Well, it does imply a fairly effortless task; presumably the underlying assumption of the idiom is that babies are too weak to resist the theft. So "like taking candy from a baby" means "easy to achieve with minimal obstacles/resistance."
If Jamie and Adam weren't so easily enamored with the baby and cared when it cried they'd just snatch the candy away and run off. That's what "taking candy from a baby" means. Babies offer very little if any resistance. Sure they're going to offer some in the form of gripping it or avoidance but if Jamie and Adam wanted it, they'd get it.

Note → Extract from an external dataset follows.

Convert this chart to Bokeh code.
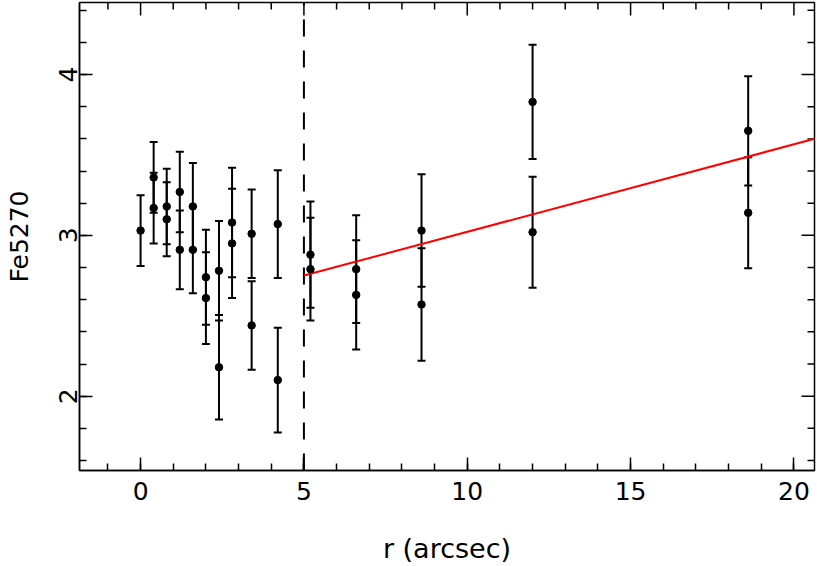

I think the tests showed it's not as simple as that. The older babies were quite good at playing keepaway, so it wouldn't be as simple to get a grip on it in the first place.

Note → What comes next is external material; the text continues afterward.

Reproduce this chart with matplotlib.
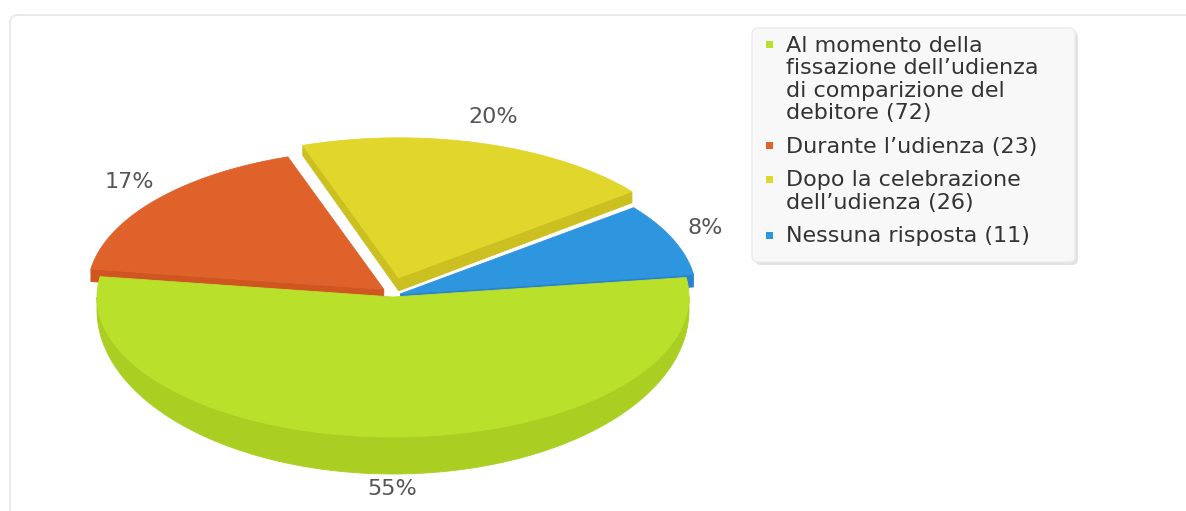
import numpy as np
import matplotlib
matplotlib.use("Agg")
import matplotlib.pyplot as plt
from matplotlib.patches import Polygon, FancyBboxPatch, Rectangle

# data
labels = ["Al momento della\nfissazione dell\u2019udienza\ndi comparizione del\ndebitore",
          "Durante l\u2019udienza",
          "Dopo la celebrazione\ndell\u2019udienza",
          "Nessuna risposta"]
counts = [72, 23, 26, 11]
colors = ["#b9e02b", "#e0622b", "#e0d62c", "#2e95df"]
side_colors = ["#aacf22", "#cf5521", "#cbc020", "#2a84cc"]
explode = [0, 12, 20, 8]  # pixels

# pie geometry (pixel space)
cx, cy = 393, 297
a, b = 296, 140
start = 368.0  # slices run clockwise from here

def depth(uy):
    # thicker at front, thinner at back (fake perspective)
    return 13 + 24 * max(0.0, -uy) - 3 * max(0.0, uy)

def pt(phi, r, z, off):
    t = np.radians(phi)
    ux, uy = r * np.cos(t), r * np.sin(t)
    return (cx + a * ux + off[0], cy - b * uy + off[1] + z * depth(uy))

fig = plt.figure(figsize=(11.86, 5.11), dpi=100)
ax = fig.add_axes([0, 0, 1, 1])
ax.set_xlim(0, 1186)
ax.set_ylim(511, 0)
ax.axis("off")

# outer card
ax.add_patch(FancyBboxPatch((10, 15), 1300, 600, boxstyle="round,pad=0,rounding_size=8",
                            facecolor="white", edgecolor="#e6e6e6", lw=1.2, zorder=0))

total = float(sum(counts))
fracs = [c / total for c in counts]

# slice angle ranges (s < e in math angle), laid out clockwise
slices = []
e_ang = start
for i, f in enumerate(fracs):
    s_ang = e_ang - f * 360.0
    slices.append((i, s_ang, e_ang))
    e_ang = s_ang

def offset(i, s, e):
    bis = np.radians((s + e) / 2)
    return (explode[i] * np.cos(bis), -explode[i] * np.sin(bis))

# draw back to front
order = sorted(slices, key=lambda t: -np.sin(np.radians((t[1] + t[2]) / 2)))
for i, s, e in order:
    off = offset(i, s, e)
    apex_top = (cx + off[0], cy + off[1])
    apex_bot = (cx + off[0], cy + off[1] + depth(0))
    kw = dict(closed=True, lw=0.6)
    # radial walls
    if np.cos(np.radians(s)) > 0:
        poly = [apex_top, pt(s, 1, 0, off), pt(s, 1, 1, off), apex_bot]
        ax.add_patch(Polygon(poly, facecolor=side_colors[i], edgecolor=side_colors[i], zorder=2, **kw))
    if np.cos(np.radians(e)) < 0:
        poly = [apex_top, pt(e, 1, 0, off), pt(e, 1, 1, off), apex_bot]
        ax.add_patch(Polygon(poly, facecolor=side_colors[i], edgecolor=side_colors[i], zorder=2, **kw))
    # outer curved wall (front half only)
    for k in range(-1, 2):
        lo = max(s, 180 + 360 * k)
        hi = min(e, 360 + 360 * k)
        if hi > lo:
            ang = np.linspace(lo, hi, 120)
            top = [pt(p, 1, 0, off) for p in ang]
            bot = [pt(p, 1, 1, off) for p in ang[::-1]]
            ax.add_patch(Polygon(top + bot, facecolor=side_colors[i], edgecolor=side_colors[i], zorder=2, **kw))
    # top face
    ang = np.linspace(s, e, 200)
    poly = [apex_top] + [pt(p, 1, 0, off) for p in ang]
    ax.add_patch(Polygon(poly, facecolor=colors[i], edgecolor=colors[i], zorder=2, **kw))

    # percentage label
    t = np.radians((s + e) / 2)
    lx = cx + off[0] + (a + 35) * np.cos(t)
    ly = cy + off[1] - (b + 28) * np.sin(t) + 24 * max(0.0, -np.sin(t))
    ax.text(lx, ly, "%d%%" % round(fracs[i] * 100), ha="center", va="center",
            fontsize=16, color="#555555", zorder=5)

# legend box
ax.add_patch(FancyBboxPatch((755, 31), 323, 234, boxstyle="round,pad=0,rounding_size=6",
                            facecolor="#e2e2e2", edgecolor="none", zorder=3))
ax.add_patch(FancyBboxPatch((752, 28), 323, 234, boxstyle="round,pad=0,rounding_size=6",
                            facecolor="#f8f8f8", edgecolor="#ececec", lw=1, zorder=4))
y = 52
line_step = 22.5
for i, lab in enumerate(labels):
    lines = (lab + " (%d)" % counts[i]).split("\n")
    ax.add_patch(Rectangle((765.5, y - 10.5), 7, 7, facecolor=colors[i], edgecolor="none", zorder=5))
    for j, ln in enumerate(lines):
        ax.text(786, y + j * line_step, ln, ha="left", va="baseline", fontsize=16,
                color="#333333", zorder=5)
    y += line_step * (len(lines) - 1) + 33.5

fig.savefig("out.png", dpi=100)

The baby crying afterwards is moot. The idiom, as I understand it, doesn't imply that the "baby" wouldn't alert anyone to what you did. Unless the baby is Maggie Simpson.
But consider the consequences if others are alerted. A baby crying doesn't just mean "I'm sad," it means "Everyone help me, come to my rescue." And humans who aren't evil scientists are instinctively primed to respond to a baby's cries. The idiom doesn't refer to an experiment performed in isolation with the cooperation of the baby's parents. It refers to a situation where you're trying to steal from a baby in a public place or when their parents or caregivers are nearby. In that case, if the baby cries, it's far from moot, because those cries will draw the attention of adults who will intervene to prevent our hypothetical cad from absconding with the baby's sweets, and quite possibly give him a walloping for daring to assault a poor helpless baby. So the baby's cries would indeed make it harder to steal the candy, particularly if the thief were slowed by the baby's deft evasions long enough for the cries to bring help.